# What is expected
Output the material exactly, but drop every image it holds.

# Data extract

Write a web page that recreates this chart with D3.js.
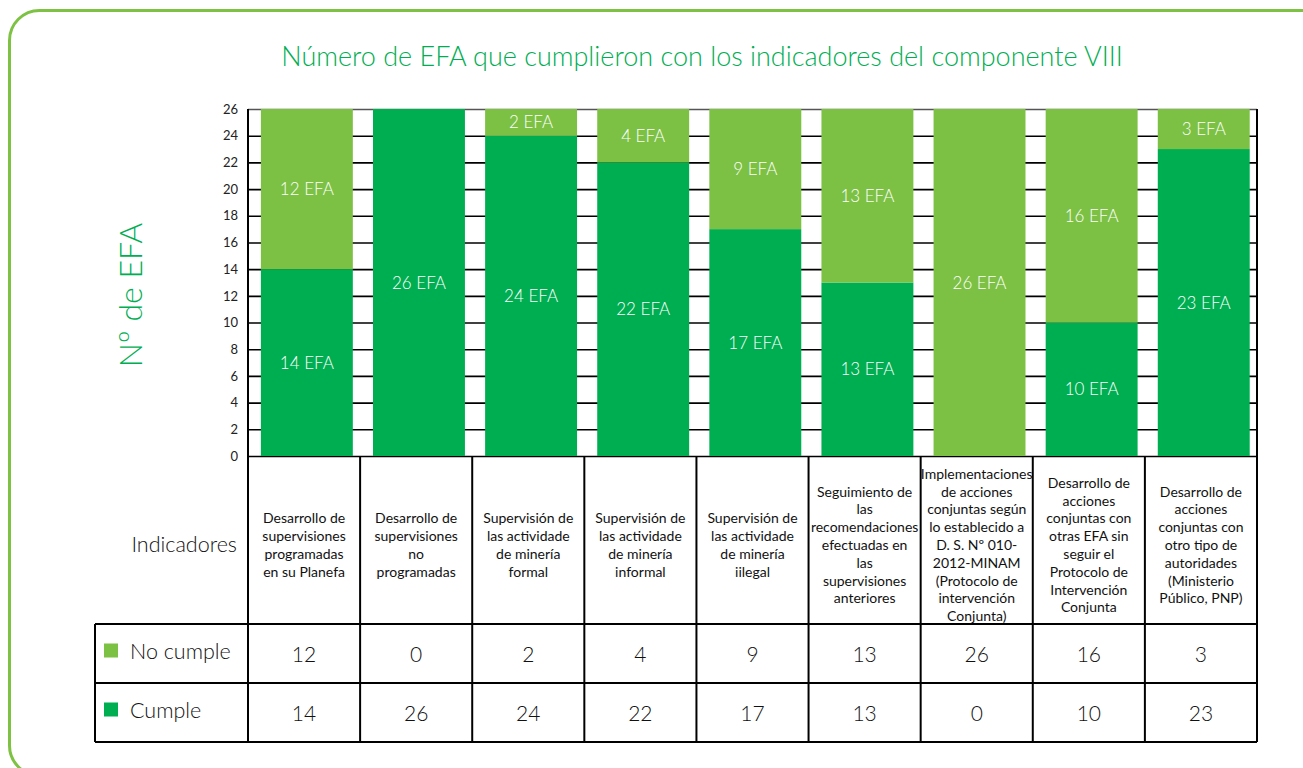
<!DOCTYPE html>
<html>
<head>
<meta charset="utf-8">
<script src="https://cdn.jsdelivr.net/npm/d3@7"></script>
<style>
    html, body { margin: 0; padding: 0; background: #fff; }
    svg { display: block; font-family: Lato, 'Open Sans', sans-serif; }
</style>
</head>
<body>
<div id="chart"></div>
<script>
// datos
const indicadores = [
    ['Desarrollo de', 'supervisiones', 'programadas', 'en su Planefa'],
    ['Desarrollo de', 'supervisiones', 'no', 'programadas'],
    ['Supervisión de', 'las actividade', 'de minería', 'formal'],
    ['Supervisión de', 'las actividade', 'de minería', 'informal'],
    ['Supervisión de', 'las actividade', 'de minería', 'iilegal'],
    ['Seguimiento de', 'las', 'recomendaciones', 'efectuadas en', 'las', 'supervisiones', 'anteriores'],
    ['Implementaciones', 'de acciones', 'conjuntas según', 'lo establecido a', 'D. S. Nº 010-', '2012-MINAM', '(Protocolo de', 'intervención', 'Conjunta)'],
    ['Desarrollo de', 'acciones', 'conjuntas con', 'otras EFA sin', 'seguir el', 'Protocolo de', 'Intervención', 'Conjunta'],
    ['Desarrollo de', 'acciones', 'conjuntas con', 'otro tipo de', 'autoridades', '(Ministerio', 'Público, PNP)'],
];
const noCumple = [12, 0, 2, 4, 9, 13, 26, 16, 3];
const cumple = [14, 26, 24, 22, 17, 13, 0, 10, 23];
const yTicks = [0, 2, 4, 6, 8, 10, 12, 14, 16, 18, 20, 22, 24, 26];

const titulo = 'Número de EFA que cumplieron con los indicadores del componente VIII';
const series = [
    { key: 'noCumple', label: 'No cumple', color: '#7cc144' },
    { key: 'cumple', label: 'Cumple', color: '#00ae52' },
];

const width = 1303;
const height = 768;
const plotLeft = 248;
const plotRight = 1257;
const plotTop = 109;
const zero = 456;
const tableLeft = 95;
const rowTops = [624, 683, 742];

const svg = d3.select('#chart')
    .append('svg')
    .attr('width', width)
    .attr('height', height);

// marco verde
svg.append('rect')
    .attr('x', 9.5)
    .attr('y', 10.5)
    .attr('width', 1400)
    .attr('height', 765)
    .attr('rx', 30)
    .attr('fill', 'none')
    .attr('stroke', '#7dc242')
    .attr('stroke-width', 3);

svg.append('text')
    .attr('x', 702)
    .attr('y', 66)
    .attr('text-anchor', 'middle')
    .attr('fill', '#00ae52')
    .style('font-size', '27px')
    .style('font-weight', 300)
    .text(titulo);

const x = d3.scaleBand()
    .domain(d3.range(indicadores.length))
    .range([plotLeft, plotRight]);

const y = d3.scaleLinear()
    .domain([0, 26])
    .range([zero, plotTop]);

// eje y con lineas de cuadricula
const yAxis = svg.append('g')
    .attr('transform', 'translate(' + plotLeft + ',0)')
    .call(d3.axisLeft(y)
        .tickValues(yTicks)
        .tickSize(-(plotRight - plotLeft))
        .tickPadding(10));

yAxis.select('.domain').remove();
yAxis.selectAll('.tick line')
    .attr('stroke', (d) => d === 26 ? '#555' : '#000')
    .attr('stroke-width', 1.6);
yAxis.selectAll('.tick text')
    .attr('fill', '#222')
    .style('font-size', '13px')
    .style('font-family', 'Lato, sans-serif');

svg.append('text')
    .attr('transform', 'translate(142,295) rotate(-90)')
    .attr('text-anchor', 'middle')
    .attr('fill', '#00ae52')
    .style('font-size', '32px')
    .style('font-weight', 300)
    .text('Nº de EFA');

// barras apiladas
const rows = indicadores.map((d, i) => ({ i: i, cumple: cumple[i], noCumple: noCumple[i] }));
const stacked = d3.stack().keys(['cumple', 'noCumple'])(rows);

const layers = svg.selectAll('.layer')
    .data(stacked)
    .enter()
    .append('g')
    .attr('class', 'layer')
    .attr('fill', (d) => series.find((s) => s.key === d.key).color);

layers.selectAll('rect')
    .data((d) => d)
    .enter()
    .append('rect')
    .attr('x', (d) => x(d.data.i) + x.bandwidth() * 0.115)
    .attr('width', x.bandwidth() * 0.82)
    .attr('y', (d) => y(d[1]))
    .attr('height', (d) => y(d[0]) - y(d[1]));

layers.selectAll('text')
    .data((d) => d.filter((p) => p[1] - p[0] > 0))
    .enter()
    .append('text')
    .attr('x', (d) => x(d.data.i) + x.bandwidth() * 0.525)
    .attr('y', (d) => (y(d[0]) + y(d[1])) / 2 + 6)
    .attr('text-anchor', 'middle')
    .attr('fill', '#fff')
    .style('font-size', '17px')
    .style('font-weight', 300)
    .text((d) => (d[1] - d[0]) + ' EFA');

// tabla
const lines = svg.append('g')
    .attr('stroke', '#000')
    .attr('stroke-width', 2);

lines.append('line')
    .attr('x1', plotLeft).attr('x2', plotLeft)
    .attr('y1', plotTop).attr('y2', rowTops[2]);
lines.append('line')
    .attr('x1', plotRight).attr('x2', plotRight)
    .attr('y1', plotTop).attr('y2', rowTops[2]);
lines.append('line')
    .attr('x1', tableLeft).attr('x2', tableLeft)
    .attr('y1', rowTops[0]).attr('y2', rowTops[2]);

lines.selectAll('.row')
    .data(rowTops)
    .enter()
    .append('line')
    .attr('x1', tableLeft).attr('x2', plotRight)
    .attr('y1', (d) => d).attr('y2', (d) => d);

lines.selectAll('.col')
    .data(d3.range(1, indicadores.length))
    .enter()
    .append('line')
    .attr('x1', (d) => x(d)).attr('x2', (d) => x(d))
    .attr('y1', zero).attr('y2', rowTops[2]);

svg.append('text')
    .attr('x', 237)
    .attr('y', 552)
    .attr('text-anchor', 'end')
    .attr('fill', '#111')
    .style('font-size', '21.5px')
    .style('font-weight', 300)
    .text('Indicadores');

const lineH = 17.8;
const headers = svg.selectAll('.hdr')
    .data(indicadores)
    .enter()
    .append('text')
    .attr('text-anchor', 'middle')
    .attr('fill', '#111')
    .style('font-size', '14px');

headers.selectAll('tspan')
    .data((d, i) => d.map((t, j) => ({ t: t, i: i, j: j, n: d.length })))
    .enter()
    .append('tspan')
    .attr('x', (d) => x(d.i) + x.bandwidth() / 2)
    .attr('y', (d) => 545 + (d.j - (d.n - 1) / 2) * lineH + 5)
    .text((d) => d.t);

// filas de valores con leyenda
const valores = { noCumple: noCumple, cumple: cumple };
series.forEach((s, r) => {
    const cy = (rowTops[r] + rowTops[r + 1]) / 2;
    svg.append('rect')
        .attr('x', 104)
        .attr('y', cy - 10)
        .attr('width', 14)
        .attr('height', 14)
        .attr('fill', s.color);
    svg.append('text')
        .attr('x', 130)
        .attr('y', cy + 5)
        .attr('fill', '#111')
        .style('font-size', '21.5px')
        .style('font-weight', 300)
        .text(s.label);
    svg.selectAll('.v' + r)
        .data(valores[s.key])
        .enter()
        .append('text')
        .attr('x', (d, i) => x(i) + x.bandwidth() / 2)
        .attr('y', cy + 8)
        .attr('text-anchor', 'middle')
        .attr('fill', '#111')
        .style('font-size', '21px')
        .style('font-weight', 300)
        .text((d) => d);
});
</script>
</body>
</html>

# Solution
Write a web page that recreates this chart with D3.js.
<!DOCTYPE html>
<html>
<head>
<meta charset="utf-8">
<script src="https://cdn.jsdelivr.net/npm/d3@7"></script>
<style>
    html, body { margin: 0; padding: 0; background: #fff; }
    svg { display: block; font-family: Lato, 'Open Sans', sans-serif; }
</style>
</head>
<body>
<div id="chart"></div>
<script>
// datos
const indicadores = [
    ['Desarrollo de', 'supervisiones', 'programadas', 'en su Planefa'],
    ['Desarrollo de', 'supervisiones', 'no', 'programadas'],
    ['Supervisión de', 'las actividade', 'de minería', 'formal'],
    ['Supervisión de', 'las actividade', 'de minería', 'informal'],
    ['Supervisión de', 'las actividade', 'de minería', 'iilegal'],
    ['Seguimiento de', 'las', 'recomendaciones', 'efectuadas en', 'las', 'supervisiones', 'anteriores'],
    ['Implementaciones', 'de acciones', 'conjuntas según', 'lo establecido a', 'D. S. Nº 010-', '2012-MINAM', '(Protocolo de', 'intervención', 'Conjunta)'],
    ['Desarrollo de', 'acciones', 'conjuntas con', 'otras EFA sin', 'seguir el', 'Protocolo de', 'Intervención', 'Conjunta'],
    ['Desarrollo de', 'acciones', 'conjuntas con', 'otro tipo de', 'autoridades', '(Ministerio', 'Público, PNP)'],
];
const noCumple = [12, 0, 2, 4, 9, 13, 26, 16, 3];
const cumple = [14, 26, 24, 22, 17, 13, 0, 10, 23];
const yTicks = [0, 2, 4, 6, 8, 10, 12, 14, 16, 18, 20, 22, 24, 26];

const titulo = 'Número de EFA que cumplieron con los indicadores del componente VIII';
const series = [
    { key: 'noCumple', label: 'No cumple', color: '#7cc144' },
    { key: 'cumple', label: 'Cumple', color: '#00ae52' },
];

const width = 1303;
const height = 768;
const plotLeft = 248;
const plotRight = 1257;
const plotTop = 109;
const zero = 456;
const tableLeft = 95;
const rowTops = [624, 683, 742];

const svg = d3.select('#chart')
    .append('svg')
    .attr('width', width)
    .attr('height', height);

// marco verde
svg.append('rect')
    .attr('x', 9.5)
    .attr('y', 10.5)
    .attr('width', 1400)
    .attr('height', 765)
    .attr('rx', 30)
    .attr('fill', 'none')
    .attr('stroke', '#7dc242')
    .attr('stroke-width', 3);

svg.append('text')
    .attr('x', 702)
    .attr('y', 66)
    .attr('text-anchor', 'middle')
    .attr('fill', '#00ae52')
    .style('font-size', '27px')
    .style('font-weight', 300)
    .text(titulo);

const x = d3.scaleBand()
    .domain(d3.range(indicadores.length))
    .range([plotLeft, plotRight]);

const y = d3.scaleLinear()
    .domain([0, 26])
    .range([zero, plotTop]);

// eje y con lineas de cuadricula
const yAxis = svg.append('g')
    .attr('transform', 'translate(' + plotLeft + ',0)')
    .call(d3.axisLeft(y)
        .tickValues(yTicks)
        .tickSize(-(plotRight - plotLeft))
        .tickPadding(10));

yAxis.select('.domain').remove();
yAxis.selectAll('.tick line')
    .attr('stroke', (d) => d === 26 ? '#555' : '#000')
    .attr('stroke-width', 1.6);
yAxis.selectAll('.tick text')
    .attr('fill', '#222')
    .style('font-size', '13px')
    .style('font-family', 'Lato, sans-serif');

svg.append('text')
    .attr('transform', 'translate(142,295) rotate(-90)')
    .attr('text-anchor', 'middle')
    .attr('fill', '#00ae52')
    .style('font-size', '32px')
    .style('font-weight', 300)
    .text('Nº de EFA');

// barras apiladas
const rows = indicadores.map((d, i) => ({ i: i, cumple: cumple[i], noCumple: noCumple[i] }));
const stacked = d3.stack().keys(['cumple', 'noCumple'])(rows);

const layers = svg.selectAll('.layer')
    .data(stacked)
    .enter()
    .append('g')
    .attr('class', 'layer')
    .attr('fill', (d) => series.find((s) => s.key === d.key).color);

layers.selectAll('rect')
    .data((d) => d)
    .enter()
    .append('rect')
    .attr('x', (d) => x(d.data.i) + x.bandwidth() * 0.115)
    .attr('width', x.bandwidth() * 0.82)
    .attr('y', (d) => y(d[1]))
    .attr('height', (d) => y(d[0]) - y(d[1]));

layers.selectAll('text')
    .data((d) => d.filter((p) => p[1] - p[0] > 0))
    .enter()
    .append('text')
    .attr('x', (d) => x(d.data.i) + x.bandwidth() * 0.525)
    .attr('y', (d) => (y(d[0]) + y(d[1])) / 2 + 6)
    .attr('text-anchor', 'middle')
    .attr('fill', '#fff')
    .style('font-size', '17px')
    .style('font-weight', 300)
    .text((d) => (d[1] - d[0]) + ' EFA');

// tabla
const lines = svg.append('g')
    .attr('stroke', '#000')
    .attr('stroke-width', 2);

lines.append('line')
    .attr('x1', plotLeft).attr('x2', plotLeft)
    .attr('y1', plotTop).attr('y2', rowTops[2]);
lines.append('line')
    .attr('x1', plotRight).attr('x2', plotRight)
    .attr('y1', plotTop).attr('y2', rowTops[2]);
lines.append('line')
    .attr('x1', tableLeft).attr('x2', tableLeft)
    .attr('y1', rowTops[0]).attr('y2', rowTops[2]);

lines.selectAll('.row')
    .data(rowTops)
    .enter()
    .append('line')
    .attr('x1', tableLeft).attr('x2', plotRight)
    .attr('y1', (d) => d).attr('y2', (d) => d);

lines.selectAll('.col')
    .data(d3.range(1, indicadores.length))
    .enter()
    .append('line')
    .attr('x1', (d) => x(d)).attr('x2', (d) => x(d))
    .attr('y1', zero).attr('y2', rowTops[2]);

svg.append('text')
    .attr('x', 237)
    .attr('y', 552)
    .attr('text-anchor', 'end')
    .attr('fill', '#111')
    .style('font-size', '21.5px')
    .style('font-weight', 300)
    .text('Indicadores');

const lineH = 17.8;
const headers = svg.selectAll('.hdr')
    .data(indicadores)
    .enter()
    .append('text')
    .attr('text-anchor', 'middle')
    .attr('fill', '#111')
    .style('font-size', '14px');

headers.selectAll('tspan')
    .data((d, i) => d.map((t, j) => ({ t: t, i: i, j: j, n: d.length })))
    .enter()
    .append('tspan')
    .attr('x', (d) => x(d.i) + x.bandwidth() / 2)
    .attr('y', (d) => 545 + (d.j - (d.n - 1) / 2) * lineH + 5)
    .text((d) => d.t);

// filas de valores con leyenda
const valores = { noCumple: noCumple, cumple: cumple };
series.forEach((s, r) => {
    const cy = (rowTops[r] + rowTops[r + 1]) / 2;
    svg.append('rect')
        .attr('x', 104)
        .attr('y', cy - 10)
        .attr('width', 14)
        .attr('height', 14)
        .attr('fill', s.color);
    svg.append('text')
        .attr('x', 130)
        .attr('y', cy + 5)
        .attr('fill', '#111')
        .style('font-size', '21.5px')
        .style('font-weight', 300)
        .text(s.label);
    svg.selectAll('.v' + r)
        .data(valores[s.key])
        .enter()
        .append('text')
        .attr('x', (d, i) => x(i) + x.bandwidth() / 2)
        .attr('y', cy + 8)
        .attr('text-anchor', 'middle')
        .attr('fill', '#111')
        .style('font-size', '21px')
        .style('font-weight', 300)
        .text((d) => d);
});
</script>
</body>
</html>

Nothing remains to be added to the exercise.